## WHAT TO PRODUCE
Please write out the lines of the data exactly, beginning with the first and ending with the line containing "var sigBarY = 0.00379;"; leave the pictures behind.
_ _ _
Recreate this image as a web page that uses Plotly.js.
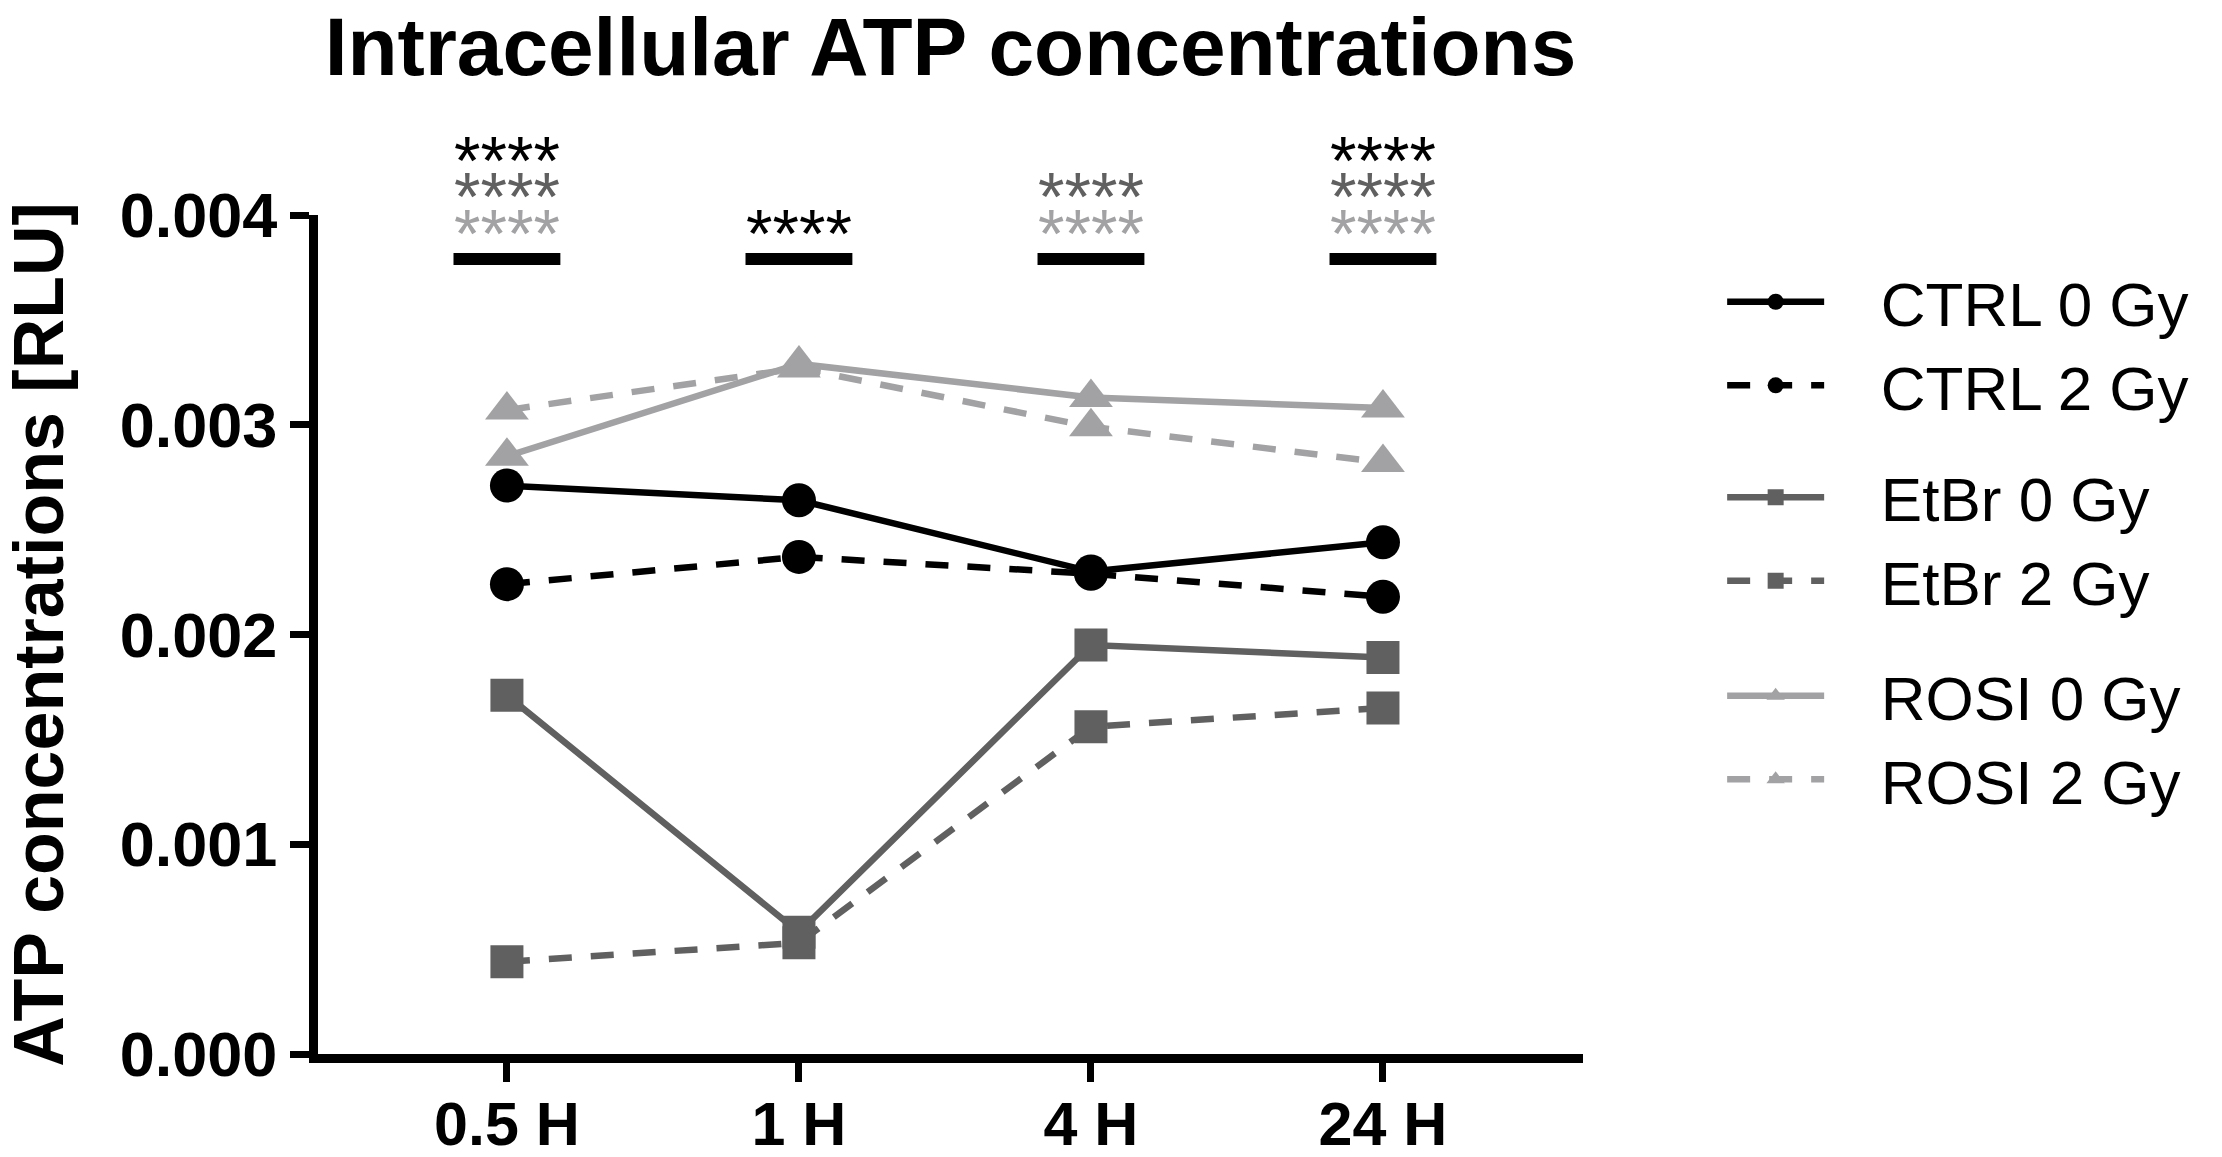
<!DOCTYPE html>
<html>
<head>
<meta charset="utf-8">
<script src="https://cdn.plot.ly/plotly-3.0.1.min.js"></script>
<style>
  html, body { margin: 0; padding: 0; background: #ffffff; }
  #chart { width: 2222px; height: 1157px; }
</style>
</head>
<body>
<div id="chart"></div>
<script>
// time points
var timepoints = ['0.5 H', '1 H', '4 H', '24 H'];

// ATP concentrations [RLU]
var ctrl0 = [0.00271, 0.00264, 0.00230, 0.00244];
var ctrl2 = [0.00224, 0.00237, 0.00229, 0.00218];
var etbr0 = [0.00171, 0.00058, 0.00195, 0.00189];
var etbr2 = [0.00044, 0.00053, 0.00156, 0.00165];
var rosi0 = [0.00285, 0.00329, 0.00313, 0.00308];
var rosi2 = [0.00307, 0.00327, 0.00299, 0.00282];

// significance marks per time point (bottom row first)
var sigGroups = [
  ['ROSI', 'EtBr', 'CTRL'],
  ['CTRL'],
  ['ROSI', 'EtBr'],
  ['ROSI', 'EtBr', 'CTRL']
];
var sigText = '****';
var sigRowY = [0.00395, 0.00413, 0.00430];
var sigBarY = 0.00379;

var yRange = [0, 0.004];
var yTicks = [0, 0.001, 0.002, 0.003, 0.004];

var colors = { CTRL: '#000000', EtBr: '#606060', ROSI: '#a2a2a5' };
var FONT = 'Liberation Sans, Arial, Helvetica, sans-serif';
var PAD = '\u00a0\u00a0\u00a0';

// one legend box per group so the gaps between groups match
var legendOf = { CTRL: 'legend', EtBr: 'legend2', ROSI: 'legend3' };

function serie(name, group, y, symbol, size, dashed) {
  return {
    type: 'scatter',
    mode: 'lines+markers',
    name: PAD + name,
    legendgroup: group,
    legend: legendOf[group],
    x: timepoints,
    y: y,
    cliponaxis: false,
    line: { color: colors[group], width: 6.5, dash: dashed ? '23px,19px' : 'solid' },
    marker: { color: colors[group], size: size, symbol: symbol }
  };
}

var data = [
  serie('CTRL 0 Gy', 'CTRL', ctrl0, 'circle', 34, false),
  serie('CTRL 2 Gy', 'CTRL', ctrl2, 'circle', 34, true),
  serie('EtBr 0 Gy', 'EtBr', etbr0, 'square', 33, false),
  serie('EtBr 2 Gy', 'EtBr', etbr2, 'square', 33, true),
  serie('ROSI 0 Gy', 'ROSI', rosi0, 'triangle-up', 38, false),
  serie('ROSI 2 Gy', 'ROSI', rosi2, 'triangle-up', 38, true)
];

// the stars sit above the top of the y range, so they are placed in paper units
var annotations = [];
var shapes = [];
for (var i = 0; i < timepoints.length; i++) {
  for (var j = 0; j < sigGroups[i].length; j++) {
    annotations.push({
      x: i, xref: 'x',
      y: (sigRowY[j] - yRange[0]) / (yRange[1] - yRange[0]), yref: 'paper',
      text: sigText, showarrow: false,
      xanchor: 'center', yanchor: 'middle', yshift: -8,
      font: { family: FONT, size: 68, color: colors[sigGroups[i][j]] }
    });
  }
  shapes.push({
    type: 'line', xref: 'x', yref: 'y',
    x0: i - 0.183, x1: i + 0.183, y0: sigBarY, y1: sigBarY,
    line: { color: '#000000', width: 12 }
  });
}

function legendBox(y) {
  return {
    x: 1.11, xref: 'paper', xanchor: 'left',
    y: y, yref: 'paper', yanchor: 'top',
    itemwidth: 97,
    bgcolor: 'rgba(0,0,0,0)',
    borderwidth: 0,
    font: { family: FONT, size: 62, color: '#000000' }
  };
}

var layout = {
  width: 2222,
  height: 1157,
  paper_bgcolor: '#ffffff',
  plot_bgcolor: '#ffffff',
  margin: { l: 318, r: 639, t: 215, b: 103, pad: 0 },
  font: { family: FONT, color: '#000000' },
  title: {
    text: 'Intracellular ATP concentrations',
    font: { family: FONT, size: 82, weight: 'bold', color: '#000000' },
    x: 0.5, xref: 'paper', xanchor: 'center',
    y: 0.9598, yref: 'container', yanchor: 'middle'
  },
  xaxis: {
    type: 'category',
    categoryorder: 'array',
    categoryarray: timepoints,
    range: [-0.647, 3.685],
    showline: true, linecolor: '#000000', linewidth: 9,
    ticks: 'outside', ticklen: 19, tickwidth: 7, tickcolor: '#000000',
    ticklabelstandoff: -10,
    showgrid: false, zeroline: false,
    tickfont: { family: FONT, size: 61, weight: 'bold', color: '#000000' },
    fixedrange: true
  },
  yaxis: {
    range: yRange,
    tickvals: yTicks,
    tickformat: '.3f',
    showline: true, linecolor: '#000000', linewidth: 9,
    ticks: 'outside', ticklen: 19, tickwidth: 7, tickcolor: '#000000',
    showgrid: false, zeroline: false,
    tickfont: { family: FONT, size: 63, weight: 'bold', color: '#000000' },
    title: {
      text: 'ATP concentrations [RLU]',
      font: { family: FONT, size: 70, weight: 'bold', color: '#000000' },
      standoff: 40
    },
    fixedrange: true
  },
  showlegend: true,
  legend: legendBox(0.9524),
  legend2: legendBox(0.7194),
  legend3: legendBox(0.4828),
  annotations: annotations,
  shapes: shapes
};

Plotly.newPlot('chart', data, layout, { displayModeBar: false, staticPlot: true });
</script>
</body>
</html>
_ _ _
## WRITTEN ANSWER
Recreate this image as a web page that uses Plotly.js.
<!DOCTYPE html>
<html>
<head>
<meta charset="utf-8">
<script src="https://cdn.plot.ly/plotly-3.0.1.min.js"></script>
<style>
  html, body { margin: 0; padding: 0; background: #ffffff; }
  #chart { width: 2222px; height: 1157px; }
</style>
</head>
<body>
<div id="chart"></div>
<script>
// time points
var timepoints = ['0.5 H', '1 H', '4 H', '24 H'];

// ATP concentrations [RLU]
var ctrl0 = [0.00271, 0.00264, 0.00230, 0.00244];
var ctrl2 = [0.00224, 0.00237, 0.00229, 0.00218];
var etbr0 = [0.00171, 0.00058, 0.00195, 0.00189];
var etbr2 = [0.00044, 0.00053, 0.00156, 0.00165];
var rosi0 = [0.00285, 0.00329, 0.00313, 0.00308];
var rosi2 = [0.00307, 0.00327, 0.00299, 0.00282];

// significance marks per time point (bottom row first)
var sigGroups = [
  ['ROSI', 'EtBr', 'CTRL'],
  ['CTRL'],
  ['ROSI', 'EtBr'],
  ['ROSI', 'EtBr', 'CTRL']
];
var sigText = '****';
var sigRowY = [0.00395, 0.00413, 0.00430];
var sigBarY = 0.00379;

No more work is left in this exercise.